Criança: no
singular e no coletivo
Uma mudança importante na vida da criança de 0 a 6 anos é o
movimento de saída de seu mundo familiar para o mundo coletivo da creche. A
percepção desta coletividade tem dois lados: a perda da individualidade e
a possibilidade de interação com as outras crianças nos encontros do pátio, nas
refeições, nas brincadeiras, nos cantinho do faz de conta da sala, nas
atividades de arte…
Como a criança vive sua singularidade e o
coletivo?
Quando
a criança está em seu mundo particular, em um momento só seu de pesquisa, as
descobertas acontecem no campo da experimentação.
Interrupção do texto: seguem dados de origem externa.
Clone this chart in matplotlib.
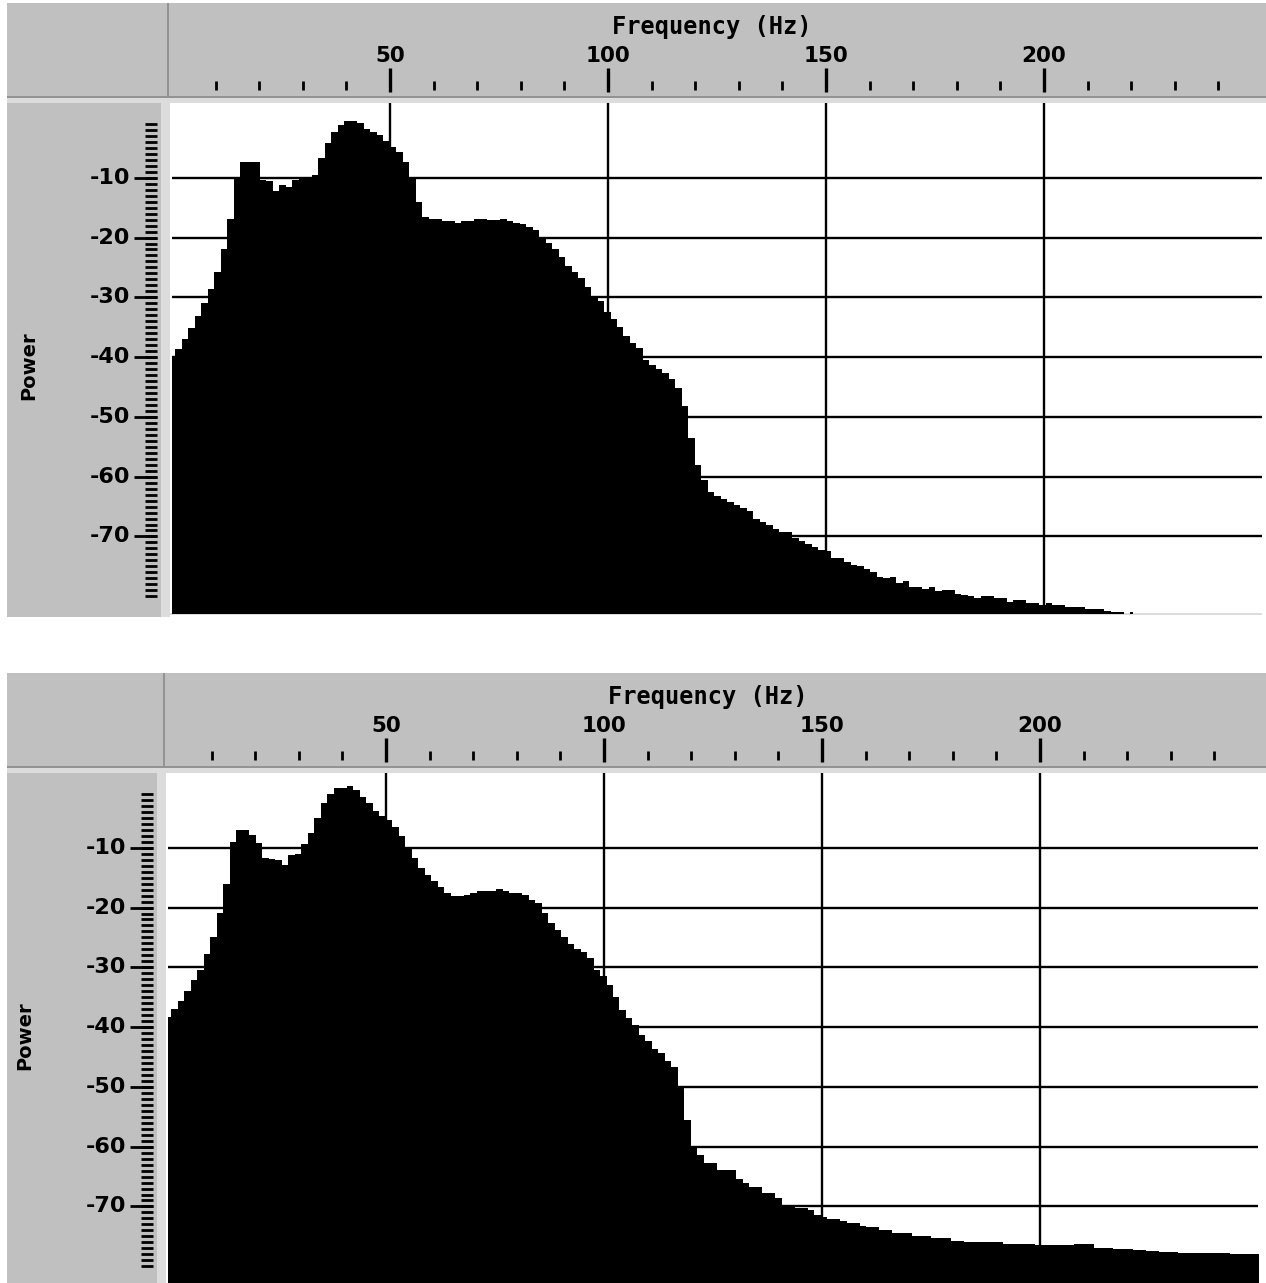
import numpy as np
import matplotlib
matplotlib.use("Agg")
import matplotlib.pyplot as plt
from matplotlib.patches import Rectangle

# --- data (dB per frequency bin) ---
BIN_HZ = 1.49

top_power = [
    -40.1, -38.6, -36.9, -35.1, -33.1, -30.9, -28.6, -25.8, -21.9, -16.9,
    -9.8, -7.4, -7.4, -7.4, -10.3, -10.5, -12.3, -11.2, -11.5, -10.3,
    -10.2, -10.2, -9.5, -6.7, -4.2, -2.3, -1.1, -0.5, -0.5, -0.9,
    -1.9, -2.3, -2.8, -3.9, -4.8, -5.7, -7.4, -10.1, -14.1, -16.6,
    -16.9, -16.9, -17.2, -17.3, -17.6, -17.3, -17.3, -16.9, -16.9, -17.0,
    -17.0, -16.9, -17.2, -17.5, -17.7, -18.2, -18.7, -20.1, -20.9, -22.0,
    -23.2, -24.7, -25.8, -26.8, -28.2, -30.0, -30.7, -32.4, -33.6, -35.0,
    -36.5, -37.6, -38.5, -40.5, -41.3, -42.0, -42.7, -43.7, -45.2, -48.1,
    -53.6, -58.1, -60.5, -62.5, -63.2, -63.8, -64.3, -64.7, -65.2, -65.7,
    -67.1, -67.6, -68.0, -68.7, -69.3, -69.3, -70.3, -70.8, -71.2, -71.8,
    -72.2, -72.5, -73.6, -73.6, -74.3, -74.7, -75.0, -75.4, -75.9, -76.8,
    -77.0, -76.8, -77.8, -77.5, -78.5, -78.5, -78.8, -78.5, -79.2, -78.9,
    -79.0, -79.6, -79.8, -80.0, -80.3, -80.0, -80.0, -80.3, -80.3, -81.0,
    -80.7, -80.7, -81.2, -81.2, -81.4, -81.1, -81.4, -81.4, -81.8, -81.8,
    -81.8, -82.2, -82.2, -82.2, -82.5, -82.6, -82.6, -83.5, -82.6,
]

bottom_power = [
    -38.3, -37.0, -35.6, -34.0, -32.1, -30.4, -27.8, -25.0, -20.9, -16.1,
    -9.0, -7.1, -7.1, -7.8, -9.2, -11.7, -11.9, -12.0, -12.9, -11.2,
    -11.0, -9.4, -7.5, -5.0, -2.6, -1.0, 0.0, 0.0, 0.3, -0.4,
    -1.5, -2.6, -3.8, -4.7, -5.4, -6.5, -8.0, -10.0, -11.7, -13.4,
    -14.6, -15.6, -16.6, -17.5, -18.1, -18.1, -17.9, -17.5, -17.3, -17.3,
    -17.3, -16.9, -17.3, -17.5, -17.5, -17.9, -18.7, -19.2, -20.9, -22.6,
    -23.7, -25.0, -26.1, -27.0, -27.5, -28.4, -30.4, -31.5, -33.0, -35.0,
    -37.1, -38.5, -39.6, -41.3, -42.3, -43.6, -44.3, -45.6, -46.6, -50.2,
    -55.5, -60.0, -61.4, -62.8, -62.8, -63.9, -63.9, -63.9, -65.4, -66.0,
    -66.7, -66.7, -67.8, -67.8, -68.5, -69.8, -69.8, -70.2, -70.2, -70.6,
    -71.4, -71.7, -72.1, -72.1, -72.5, -72.8, -72.8, -73.2, -73.5, -73.5,
    -73.9, -73.9, -74.5, -74.5, -74.5, -74.9, -74.9, -74.9, -75.2, -75.3,
    -75.3, -75.8, -75.8, -75.9, -75.9, -75.9, -75.9, -76.0, -75.9, -76.2,
    -76.2, -76.3, -76.3, -76.3, -76.4, -76.4, -76.4, -76.4, -76.4, -76.5,
    -76.3, -76.3, -76.3, -77.0, -77.0, -77.0, -77.1, -77.1, -77.1, -77.3,
    -77.3, -77.5, -77.5, -77.6, -77.6, -77.6, -77.7, -77.7, -77.7, -77.7,
    -77.7, -77.7, -77.7, -77.7, -78.0, -78.0, -78.0, -78.0, -78.0,
]

x_major = [50, 100, 150, 200]
x_minor = [10, 20, 30, 40, 60, 70, 80, 90, 110, 120, 130, 140,
           160, 170, 180, 190, 210, 220, 230, 240]
y_major = [-10, -20, -30, -40, -50, -60, -70]
y_minor = list(range(-80, 0))

XLIM = (0, 250)
YLIM = (-82.8, 2.5)

W, H = 1266, 1283
GREY = "#c0c0c0"
LIGHT = "#dcdcdc"
DARK = "#939393"

plt.rcParams["font.family"] = ["DejaVu Sans"]
fig = plt.figure(figsize=(W / 100, H / 100), dpi=100)


def rect(x0, y0, x1, y1, color):
    # rectangle in pixel coords (origin top-left)
    fig.patches.append(Rectangle((x0 / W, 1 - y1 / H), (x1 - x0) / W, (y1 - y0) / H,
                                 transform=fig.transFigure, facecolor=color,
                                 edgecolor="none", zorder=-5))


def draw_panel(plot_left, plot_top, power):
    dx = plot_left - 172
    dy = plot_top - 103

    # grey frame around the plot
    rect(7, 3 + dy, 1266, 97 + dy, GREY)
    rect(7, 96 + dy, 1266, 98 + dy, DARK)
    rect(7, 98 + dy, 1266, 103 + dy, LIGHT)
    rect(7, 103 + dy, 161 + dx, 617 + dy, GREY)
    rect(161 + dx, 98 + dy, 170 + dx, 617 + dy, LIGHT)
    rect(167 + dx, 3 + dy, 169 + dx, 97 + dy, DARK)
    rect(170 + dx, 613 + dy, 1262 + dx, 615 + dy, LIGHT)

    # main spectrum axes
    ax = fig.add_axes([plot_left / W, 1 - (plot_top + 510) / H, 1090 / W, 510 / H])
    ax.set_facecolor("white")
    freqs = np.arange(len(power)) * BIN_HZ
    ax.fill_between(freqs, power, -100, step="mid", color="black", lw=0, zorder=3)
    for f in x_major:
        ax.axvline(f, color="black", lw=1.7, zorder=2)
    for p in y_major:
        ax.axhline(p, color="black", lw=1.7, zorder=2)
    ax.set_xlim(*XLIM)
    ax.set_ylim(*YLIM)
    ax.set_xticks([])
    ax.set_yticks([])
    for s in ax.spines.values():
        s.set_visible(False)

    # frequency header (y in pixels of the top panel)
    axh = fig.add_axes([plot_left / W, 1 - (97 + dy) / H, 1090 / W, 94 / H])
    axh.set_xlim(*XLIM)
    axh.set_ylim(97, 3)
    axh.axis("off")
    axh.vlines(x_major, 68, 92, color="black", lw=2.4)
    axh.vlines(x_minor, 81, 90, color="black", lw=2.0)
    for f in x_major:
        axh.text(f, 56, str(f), ha="center", va="center",
                 fontsize=15.5, fontweight="bold")
    axh.text(0.495, 27, "Frequency (Hz)", transform=axh.get_yaxis_transform(),
             ha="center", va="center", fontsize=17, fontweight="bold",
             family="DejaVu Sans Mono")

    # power ruler on the left (x in pixels)
    axl = fig.add_axes([dx / W, 1 - (plot_top + 510) / H, 172 / W, 510 / H])
    axl.set_xlim(0, 172)
    axl.set_ylim(*YLIM)
    axl.axis("off")
    axl.hlines(y_minor, 145, 157, color="black", lw=2.0)
    axl.hlines(y_major, 134, 157, color="black", lw=2.0)
    for p in y_major:
        axl.text(130, p, str(p), ha="right", va="center",
                 fontsize=16, fontweight="bold")
    axl.text(29, 0.485, "Power", transform=axl.get_xaxis_transform(),
             rotation=90, ha="center", va="center", fontsize=14, fontweight="bold")


draw_panel(172, 103, top_power)
draw_panel(168, 773, bottom_power)

fig.savefig("out.png", dpi=100, facecolor="white")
Envolvida no seu fazer, a
criança está vivenciado a cada segundo o que surge à sua frente. Está imersa e
as ações trazem significados para ela. Como diz o pedagogo e filósofo espanhol
Jorge Larossa Bondia, significativo é o que fica gravado em nós, passa a fazer
parte de nós e só a experimentação possibilita isto. A construção de uma pessoa
vem da soma das pequenas experimentações, sendo as primeiras na educação
infantil.
Mas,
quando a criança interage com as outras, compartilhando suas criações e permite
criar junto, ela continua experimentando e conquista o sentimento de criação
coletiva. A partir da singularidade de cada um dos participantes nesta produção
está nascendo mais do que uma obra nova, está surgindo uma ação coletiva,
compartilhada por meio da socialização das singularidades.
Podemos
observar isso acontecer com mais clareza nos trabalhos de arte em grupo, seja
nos desenhos coletivos em superfície grande, numa ação de simbolização no
faz de conta, onde a maneira de ser de cada um se revela nos inúmeros traços e
cores utilizados, nos diversos movimentos do corpo, nas palavras e frases
acrescentas à história. Não importa se o resultado é bonito ou feio, certo ou
errado, mas sim a possibilidade de se expressar. Dentro do todo construído, cada
um foi um.
Mas a
coletividade também se revela em outros momentos com naturalidade.
Em
muitas situações a coletividade vai se revelando na preferência dos
agrupamentos sem a interferência do adulto. As afinidades vão surgindo. Quando
isto é permito, as crianças criam, entre elas, um mundo de cumplicidade, muitas
vezes distante do professor e não revelado a ele. O professor, no início do
ano, desconhecido aos olhos da criança, é alguém alto, que só dá instruções e
está a todo o momento mandando fazer algo. Esta postura não permite à
criança ser do jeito dela. O seu espaço e tempo individual ficam reduzidos. Ela
só passa a ter a oportunidade de “ser grande” e dona da situação quando está
entre as outras crianças, brincando, criando e fazendo suas produções.
Nesse movimento de individualidades e
coletividades, as crianças estão sempre fazendo pesquisas e descobertas novas?
Não.
Em geral suas ações não geram novas descobertas, são momentos de reprodução do
que elas aprenderam com os adultos, seja em casa, seja na creche, com todos os
profissionais que integram a equipe, do segurança à direção. Nas interações com
outras crianças, os pequenos buscam interpretar a cultura da qual fazem parte e
as outras culturas que observaram. Assim, as produções que partem dos próprios
contextos das crianças não são meras imitações, são reproduções de ações
vivenciadas “re-criadas” e “re-produzidas” dentro de cada maneira de ser, de
cada universo singular em consonância com o coletivo.